Hermann Scherer: Mann und Weib (1924);
Chur, Bündner Kunstmuseum
Dass sich die Beziehung zwischen Mann und Frau aber auch zum Drama der Geschlechter entwickeln kann, hat Hermann Scherer ebenfalls dargestellt, z. B. in seiner zweiten großen Holzskulptur Mann und Weib: Vergeblich sucht hier eine niedersinkende Frau in den Armen des Mannes Schutz. Ihre Hände gleiten langsam von seinen Schultern, mit angstvoll aufgerissenen Augen blickt sie ins Ungewisse, während er in dumpfer Trostlosigkeit über sie hinwegstarrt. Indem Scherer das Paar hintereinander stellt, betont er die Vereinzelung der beiden Figuren: Sie sind einander nicht zugewandt, die äußere Nähe kann über ihre innere Ferne und  das Alleinsein eines jeden nicht hinwegtäuschen.
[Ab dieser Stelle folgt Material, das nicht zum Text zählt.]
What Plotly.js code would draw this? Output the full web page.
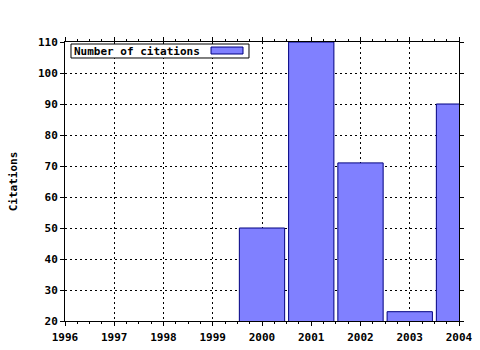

Hermann Scherer: Die Schlafenden (1924); Holzschnitt
Scherer hat seine beiden vollplastischen Schlafenden übrigens im gleichen Jahr noch einmal im zweidimensionalen Holzschnitt wiedergegeben, in dem die Figuren dann seitenverkehrt erscheinen.


Literaturhinweise
Henze, Wolfgang: Die Plastik Ernst Ludwig Kirchners. Monographie mit Werkverzeichnis. Verlag Henze & Ketterer; Wichtrach/Basel 2002, S. 227-246;
Schwander, Martin: Hermann Scherer. Die Holzskulpturen 1924–1926. Wiese Verlag, Basel/Stuttgart 1988, S. 80-85;
Schwandner, Martin: «Ich komme da auf ganz neue Sachen durch das direkte Heraushauen aus dem Holzstamm.» Zu den Holzskulpturen von Hermann Scherer. In: Beat Stutzer (Hrsg.), Hermann Scherer. Skulpturen, Gemälde, Holzschnitte. Verlag Scheidegger & Spiess, Zürich 1999, S. 9-29
von Maur, Karin: Ernst Ludwig Kirchner. Der Maler als Bildhauer. Hatje Cantz Verlag, Ostfildern-Ruit 2003, S. 74-80.